Quanto al nostro paese, a impedire che il nostro lavoro proceda più celermente sono la confusione di concezioni, di obiettivi e di programmi che domina nelle file delle FSRS che si propongono di ricostruire il partito comunista e la dispersione organizzativa e di iniziative che quella confusione mantiene. Oggi le attività indispensabili e principali sono l’elaborazione del Manifesto Programma del (nuovo)Partito comunista italiano e la costruzione delle organizzazioni di partito che lo propagandano e lo mettono in pratica. Nel nostro paese esiste già un ampio e fertile terreno per chi porterà in porto con successo questa attività. È l’arretratezza delle FSRS che rende modesti i loro successi. Ma proprio per questo il nostro successo dipende principalmente da noi. L’iniziativa per sviluppare la nostra causa è nelle nostre mani.

Al lavoro, compagni, per costruire il (nuovo)Partito comunista italiano!


 


NOTE

 

1. Per un’analisi più dettagliata dei risultati delle elezioni regionali tenute il 16 aprile e dei principali insegnamenti che se ne devono ricavare rimandiamo al n. 6 (giugno) di Resistenza , il foglio dei CARC e all’articolo in esso pubblicato Il risultato più importante delle elezioni di aprile .

 

2. È chiaro che la nostra analisi delle elezioni regionali di aprile è grossolana (come lo è anche quella di Resistenza ), perché basata su grandi aggregati: non tiene conto che nuovi elettori hanno sostituito quelli morti, che vi sono stati certamente anche passaggi di elettori da un blocco borghese all’altro, che gli andamenti sono certamente diversi per classi, per aree geografiche e per età, ecc. Farebbe cosa molto utile la FSRS che misurasse l’analisi e gli insegnamenti qui esposti da noi (e quelli esposti da Resistenza ) su dati più analitici, calati in casi particolari, delle elezioni di aprile e sulla serie storica dei risultati di elezioni (omogenee) del periodo della putrefazione del regime DC (grossomodo gli ultimi dieci anni). Noi non abbiamo potuto disporre di un assieme sistematico di dati più analitici per fare il lavoro necessario. I pochi dati più analitici di cui abbiamo potuto disporre confermano però la nostra analisi e gli insegnamenti che ne abbiamo tratto.

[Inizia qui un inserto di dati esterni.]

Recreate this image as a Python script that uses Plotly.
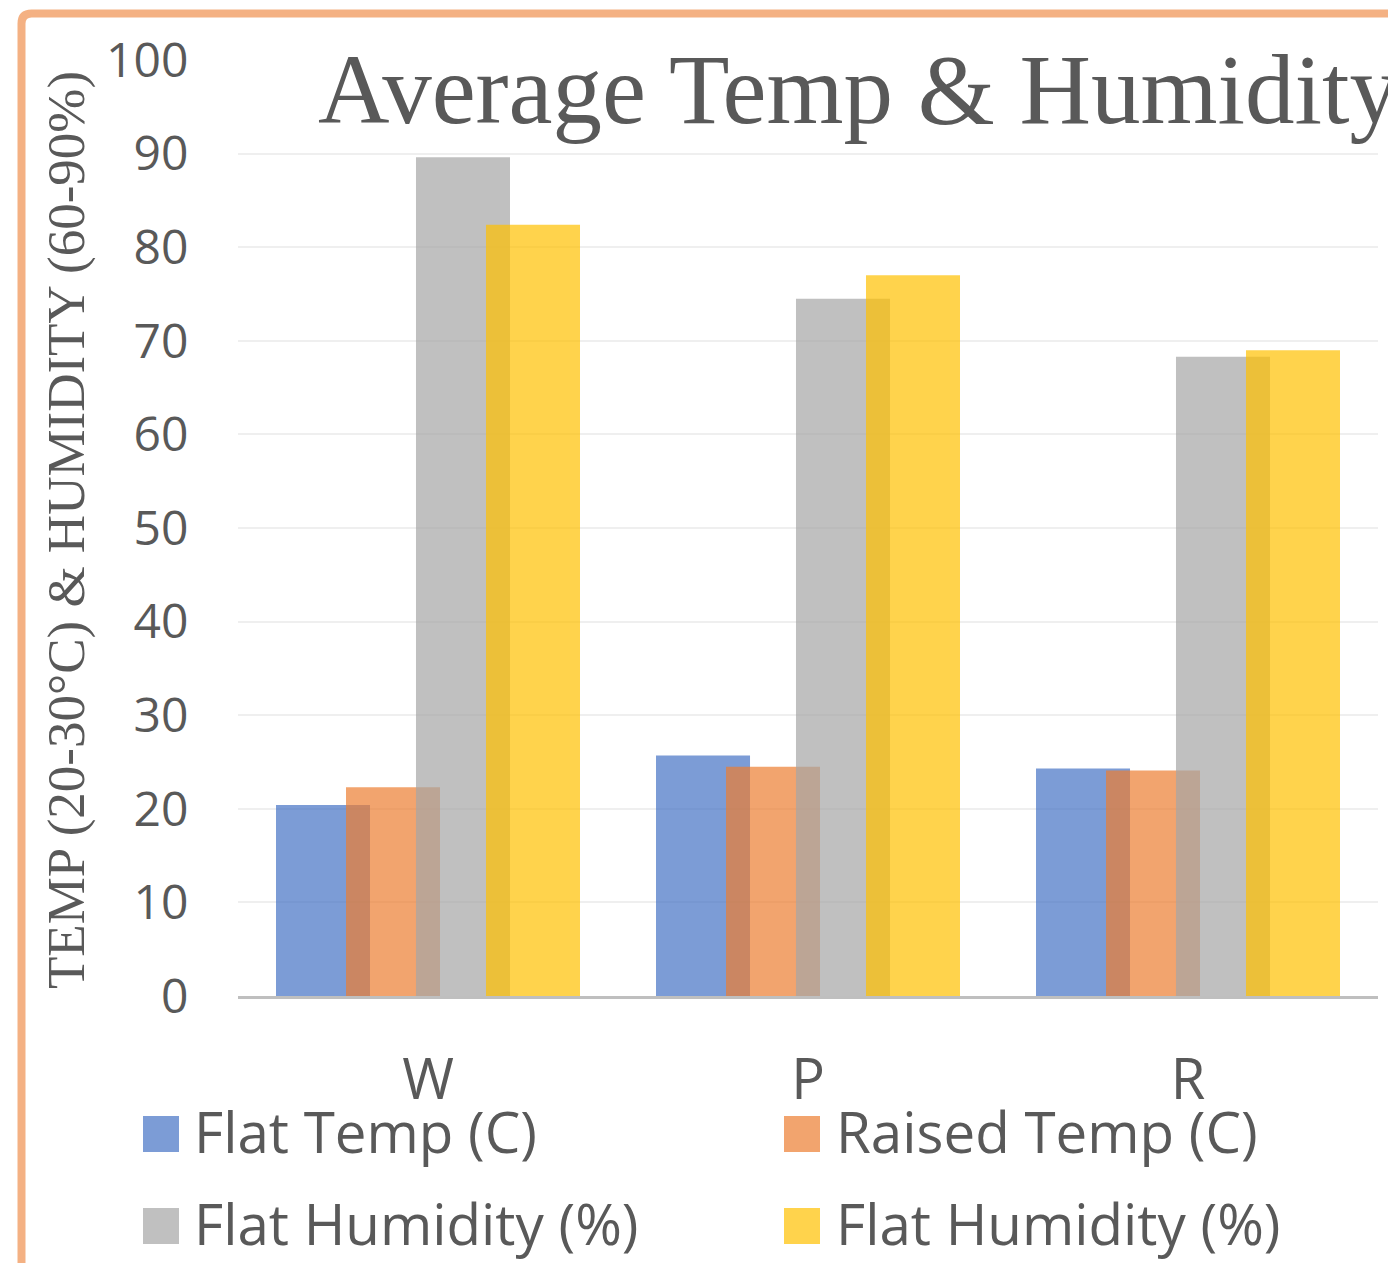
import plotly.graph_objects as go

# ---- data ----
categories = ["W", "P", "R"]
series_names = ["Flat Temp (C)", "Raised Temp (C)", "Flat Humidity (%)", "Flat Humidity (%)"]
flat_temp = [20.4, 25.7, 24.3]
raised_temp = [22.3, 24.5, 24.1]
flat_humidity = [89.6, 74.5, 68.3]
flat_humidity_2 = [82.4, 77.0, 69.0]
y_ticks = [0, 10, 20, 30, 40, 50, 60, 70, 80, 90, 100]

series_values = [flat_temp, raised_temp, flat_humidity, flat_humidity_2]
colors = ["#4472C4", "#ED7D31", "#A5A5A5", "#FFC000"]

# ---- geometry (pixels, page coordinates; page body has 8px margin) ----
OFF = 8
W, H = 1396, 1263
L, R, T, B = 238 - OFF, 1378 - OFF, 60 - OFF, 996 - OFF
PW, PH = R - L, B - T


def px(xp):
    return (xp - OFF - L) / PW


def py(yp):
    return (B - (yp - OFF)) / PH


bar_w = 0.2474
step = 0.1842
start = -0.40
x_pos = list(range(len(categories)))

fig = go.Figure()
for i, (name, vals, col) in enumerate(zip(series_names, series_values, colors)):
    fig.add_trace(go.Bar(
        x=x_pos, y=vals, name=name,
        width=bar_w, offset=start + i * step,
        marker=dict(color=col, line=dict(width=0)),
        opacity=0.7, showlegend=False,
    ))

font_sans = "Open Sans"
font_serif = "Liberation Serif"
grey = "#595959"

annotations = [
    dict(text="Average Temp & Humidity", x=px(316), y=py(89), xref="paper", yref="paper",
         xanchor="left", yanchor="middle", showarrow=False,
         font=dict(family=font_serif, size=99, color=grey)),
    dict(text="TEMP (20-30°C) & HUMIDITY (60-90%)", x=px(66), y=py(530), xref="paper", yref="paper",
         xanchor="center", yanchor="middle", showarrow=False, textangle=-90,
         font=dict(family=font_serif, size=53, color=grey)),
]

shapes = []
# legend (manual, large square swatches)
leg_cols = [143, 784]
leg_text_x = [192, 834]
leg_rows = [1134, 1226]
for i, (name, col) in enumerate(zip(series_names, colors)):
    c = i % 2
    r = i // 2
    cx, cy = leg_cols[c], leg_rows[r]
    shapes.append(dict(type="rect", xref="paper", yref="paper",
                       x0=px(cx), x1=px(cx + 36), y0=py(cy - 18), y1=py(cy + 18),
                       fillcolor=col, opacity=0.7, line=dict(width=0)))
    annotations.append(dict(text=name, x=px(leg_text_x[c]), y=py(cy - 3), xref="paper", yref="paper",
                            xanchor="left", yanchor="middle", showarrow=False,
                            font=dict(family=font_sans, size=56.5, color=grey)))

# chart border (top and left, rounded corner)
bx, by = 21.5, 13.5
path = (f"M {px(bx)} {py(1290)} L {px(bx)} {py(by + 10)} "
        f"Q {px(bx)} {py(by)} {px(bx + 10)} {py(by)} L {px(1420)} {py(by)}")
shapes.append(dict(type="path", xref="paper", yref="paper", path=path,
                   line=dict(color="#F4B183", width=8)))

fig.update_layout(
    width=W, height=H,
    margin=dict(l=L, r=W - R, t=T, b=H - B),
    paper_bgcolor="white", plot_bgcolor="white",
    barmode="overlay",
    showlegend=False,
    annotations=annotations,
    shapes=shapes,
    xaxis=dict(range=[-0.5, 2.5], tickvals=x_pos, ticktext=categories,
               showgrid=False, zeroline=False,
               showline=True, linecolor="#BFBFBF", linewidth=3,
               ticks="outside", ticklen=33, tickcolor="rgba(0,0,0,0)",
               tickfont=dict(family=font_sans, size=56, color=grey)),
    yaxis=dict(range=[0, 100], tickvals=y_ticks,
               showgrid=True, gridcolor="#EFEFEF", gridwidth=2,
               zeroline=False, showline=False,
               ticks="outside", ticklen=39, tickcolor="rgba(0,0,0,0)",
               tickfont=dict(family=font_sans, size=48, color=grey)),
)

fig.write_html("out.html")
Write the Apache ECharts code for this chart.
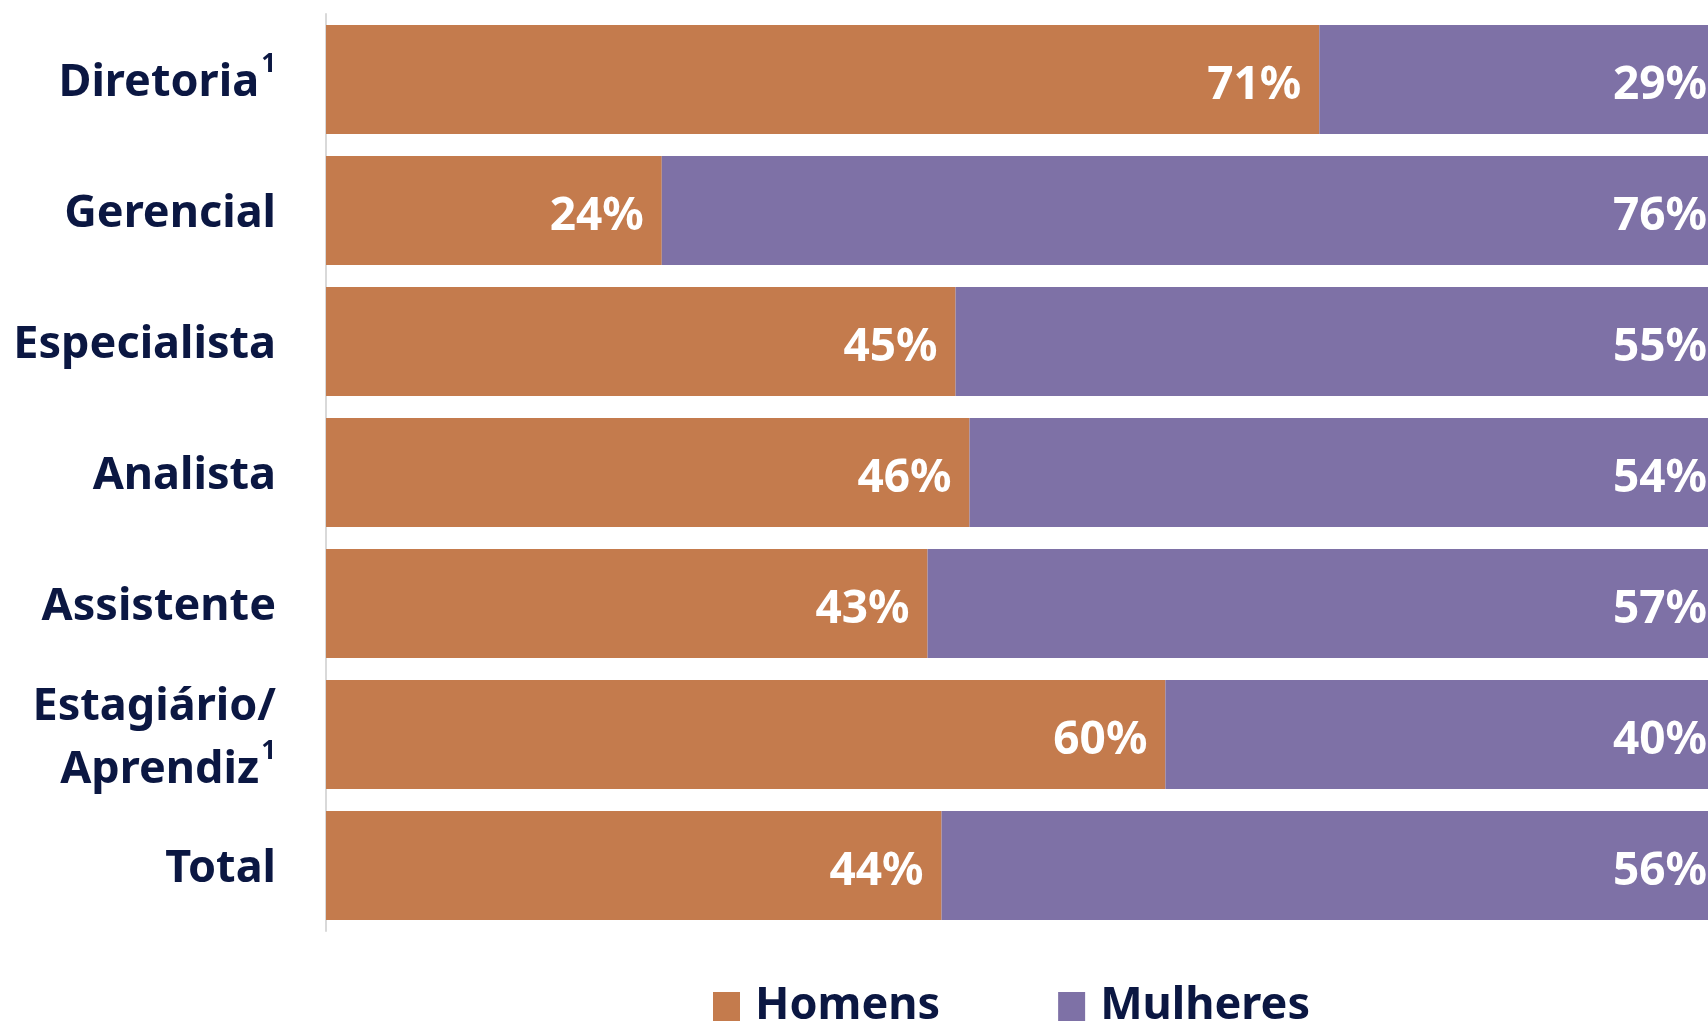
<!DOCTYPE html>
<html>
<head>
<meta charset="utf-8">
<style>
  html, body { margin: 0; padding: 0; background: #ffffff; }
  #chart { width: 1708px; height: 1022px; }
</style>
<script src="https://cdn.jsdelivr.net/npm/echarts@6/dist/echarts.min.js"></script>
</head>
<body>
<div id="chart"></div>
<script>
// Job levels (top to bottom) and gender share in percent
const categories = ['Diretoria', 'Gerencial', 'Especialista', 'Analista', 'Assistente', 'Estagiário/\nAprendiz', 'Total'];
const footnoted = ['Diretoria', 'Estagiário/\nAprendiz'];
const homens = [71, 24, 45, 46, 43, 60, 44];
const mulheres = [29, 76, 55, 54, 57, 40, 56];

const NAVY = '#0b1742';
const ORANGE = '#c47b4d';
const PURPLE = '#7e71a6';
const FONT = '"Noto Sans", "Open Sans", sans-serif';

const chart = echarts.init(document.getElementById('chart'));

const valueLabel = {
  show: true, position: 'insideRight', distance: 18, offset: [0, 6],
  formatter: '{c}%', color: '#ffffff',
  fontFamily: FONT, fontWeight: 'bold', fontSize: 46
};

chart.setOption({
  animation: false,
  // the plot runs a little past the right edge of the canvas
  grid: { left: 326, width: 1399, top: 14, bottom: 91, containLabel: false, outerBoundsMode: 'none' },
  xAxis: {
    type: 'value', min: 0, max: 100,
    show: false
  },
  yAxis: {
    type: 'category',
    inverse: true,
    data: categories,
    axisLine: { show: true, lineStyle: { color: '#d9d9d9', width: 2 } },
    axisTick: { show: false },
    axisLabel: {
      margin: 50,
      padding: [8, 0, 0, 0],
      fontFamily: FONT,
      formatter: function (v) {
        const lines = v.split('\n');
        return lines.map(function (l, i) {
          const last = i === lines.length - 1;
          return '{t|' + l + '}' + (last && footnoted.indexOf(v) >= 0 ? '{s|1}' : '');
        }).join('\n');
      },
      rich: {
        t: { fontFamily: FONT, fontWeight: 'bold', fontSize: 45, color: NAVY, lineHeight: 63 },
        s: { fontFamily: FONT, fontWeight: 'bold', fontSize: 26, color: NAVY, lineHeight: 63, verticalAlign: 'top', padding: [0, 0, 24, 2] }
      }
    }
  },
  legend: {
    top: 979, left: 708,
    itemWidth: 27, itemHeight: 29, itemGap: 118,
    icon: 'rect',
    textStyle: { fontFamily: FONT, fontWeight: 'bold', fontSize: 45, color: NAVY, padding: [0, 0, 10, 10] },
    data: ['Homens', 'Mulheres']
  },
  series: [
    {
      name: 'Homens', type: 'bar', stack: 'total',
      data: homens, barWidth: 109,
      itemStyle: { color: ORANGE },
      label: valueLabel
    },
    {
      name: 'Mulheres', type: 'bar', stack: 'total',
      data: mulheres, barWidth: 109,
      itemStyle: { color: PURPLE },
      label: valueLabel
    }
  ]
});
</script>
</body>
</html>
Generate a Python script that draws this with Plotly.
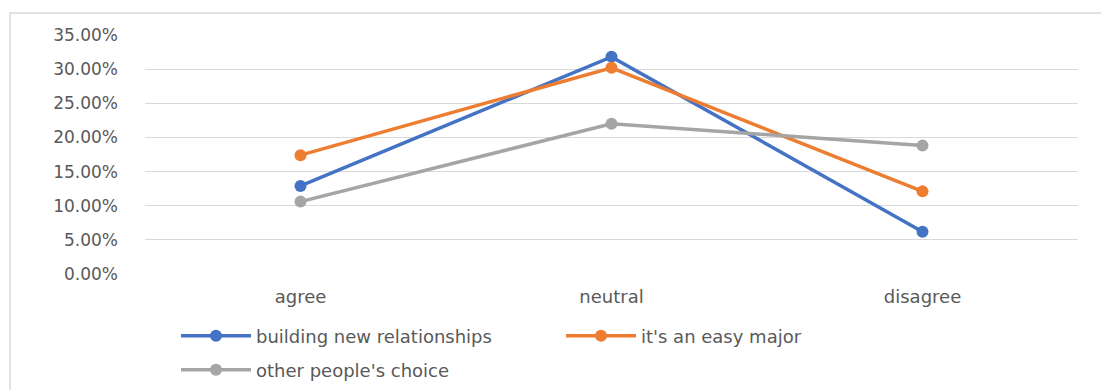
import plotly.graph_objects as go

categories = ["agree", "neutral", "disagree"]
building = [0.129, 0.318, 0.062]
easy_major = [0.174, 0.302, 0.121]
others_choice = [0.106, 0.220, 0.188]
series_names = ["building new relationships", "it's an easy major", "other people's choice"]
colors = ["#4472C4", "#ED7D31", "#A5A5A5"]

TXT = "#595959"
FONT = "DejaVu Sans"

fig = go.Figure()
for name, vals, col, lg in zip(series_names, [building, easy_major, others_choice], colors,
                               ["legend", "legend", "legend2"]):
    fig.add_trace(go.Scatter(
        x=categories, y=vals, name=name, mode="lines+markers",
        line=dict(color=col, width=3.5),
        marker=dict(color=col, size=12),
        legend=lg,
    ))

W, H = 1101, 390
L, R, T, B = 145, 23, 35, 116
pw, ph = W - L - R, H - T - B

def px_x(x):
    return (x - L) / pw

def px_y(y):
    return (H - B - y) / ph

fig.update_layout(
    width=W, height=H,
    margin=dict(l=L, r=R, t=T, b=B, autoexpand=False),
    paper_bgcolor="white", plot_bgcolor="white",
    font=dict(family=FONT, color=TXT, size=16),
    xaxis=dict(
        type="category", range=[-0.5, 2.5], showgrid=False, zeroline=False,
        showline=False, ticks="", tickfont=dict(size=18, color=TXT),
        ticklabelstandoff=10,
    ),
    yaxis=dict(
        range=[0, 0.35], dtick=0.05, tickformat=".2%", showgrid=True,
        gridcolor="#D9D9D9", gridwidth=1, zeroline=False, showline=False,
        ticks="", tickfont=dict(size=17, color=TXT), ticklabelstandoff=26,
    ),
    legend=dict(
        orientation="h", x=px_x(176), xanchor="left", y=px_y(336), yanchor="middle",
        font=dict(size=18, color=TXT), itemwidth=70, entrywidth=300,
        bgcolor="rgba(0,0,0,0)", traceorder="normal",
    ),
    legend2=dict(
        orientation="h", x=px_x(176), xanchor="left", y=px_y(370), yanchor="middle",
        font=dict(size=18, color=TXT), itemwidth=70,
        bgcolor="rgba(0,0,0,0)",
    ),
    shapes=[
        dict(type="rect", xref="paper", yref="paper",
             x0=px_x(10), x1=px_x(1115), y0=px_y(400), y1=px_y(13),
             line=dict(color="#D9D9D9", width=1.5), fillcolor="rgba(0,0,0,0)", layer="below"),
    ],
)

fig.write_html("out.html")
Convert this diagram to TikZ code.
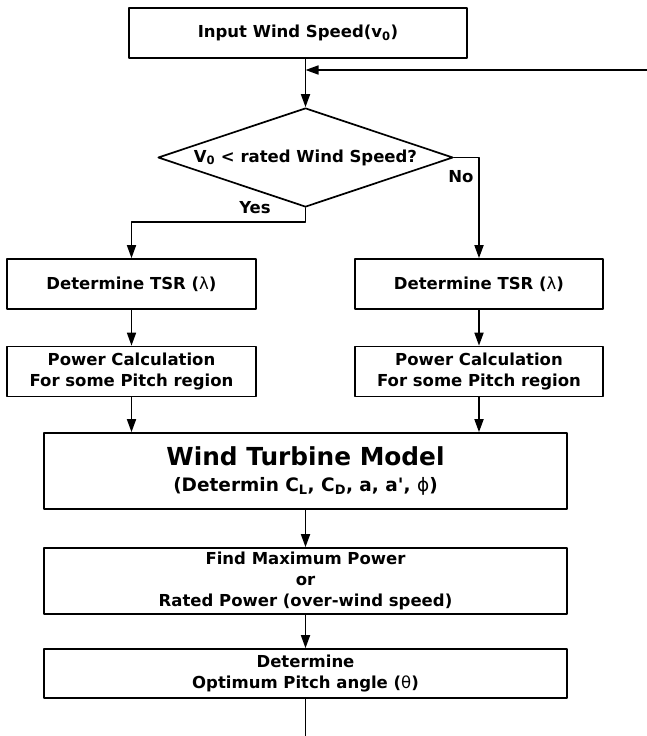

Un altro lavoro utile, che proponiamo a quei nostri lettori che hanno gli strumenti e le attitudini necessari, è quello di misurare l’analisi e gli insegnamenti qui esposti sui risultati delle elezioni tenute negli anni recenti in altri paesi imperialisti, in particolare europei.

 

3. Si veda l’analisi della composizione di classe della popolazione italiana esposta nel Progetto di Manifesto Programma del nuovo partito comunista italiano , pag. 89.

 

4. In proposito i risultati elettorali già indicati offrono anche un altro insegnamento che tutti quelli che hanno testa per ragionare dovranno tenere presente. Anche se contiamo solo gli ultimi dieci anni, il numero degli astenuti è aumentato (abbiamo visto i risultati delle elezioni regionali, ma l’andamento delle elezioni politiche ‘92, ‘94 e ‘96 è analogo e tutto fa pensare che le prossime politiche lo confermeranno). Quelli che attribuiscono virtù taumaturgiche all’astensione (gli astensionisti di principio e tutti gli anarchici) hanno così modo di constatare che di per sé l’astensione non sposta a favore delle masse popolari il rapporto delle forze, non è sinonimo di accumulazione di forze rivoluzionarie. L’astensione è il sintomo della crisi dell’attuale regime politico della borghesia imperialista; non dà una soluzione della crisi, tanto meno una soluzione favorevole alle masse popolari. L’aumento delle astensioni smentisce gli astensionisti di principio. “Se nessuno andasse a votare ...” è il loro motto; ma la realtà mostra che la conclusione della frase è “di per sé non cambierebbe nulla”.

 

5. Segnaliamo che la redazione della rivista Rapporti Sociali aveva posto all’inizio del passato decennio una domanda simile: “Da dove vengono le difficoltà che le forze soggettive della rivoluzione socialista incontrano nello sviluppo nel nostro paese (e negli altri paesi dell’Europa occidentale)?” ( Per il marxismo-leninismo-maoismo. Per il maoismo in Rapporti Sociali n. 9/10, settembre 1991). La domanda era più generica, ma soprattutto allora era più generica la risposta, conforme allo stadio più arretrato in cui si trovava allora il lavoro di ricostruzione del partito comunista. Esso era essenzialmente ancora nella fase della riappropriazione del patrimonio del movimento comunista: della sua concezione del mondo e del suo metodo di conoscenza e di azione.

 

6. L’esposizione più sistematica della teoria della crisi generale del capitalismo è data in Rapporti Sociali n. 17/18, autunno 1996, Per il dibattito sulla causa e sulla natura della crisi attuale . I dogmatici si accontentano di ripetere che Lenin e Stalin hanno già spiegato tutto quello che c’è da spiegare sulla crisi e sull’imperialismo. Il resto è "deviazione dai principi".

 

7. I principali limiti del vecchio movimento comunista sono indicati in La Voce n. 2, nell’articolo Il ruolo storico dell’Internazionale Comunista: le conquiste e i limiti . I dogmatici si accontentano di ripetere che il revisionismo è sorto e ha trionfato perché i revisionisti hanno tradito i principi del marxismo-leninismo. Il resto è "deviazione dai principi".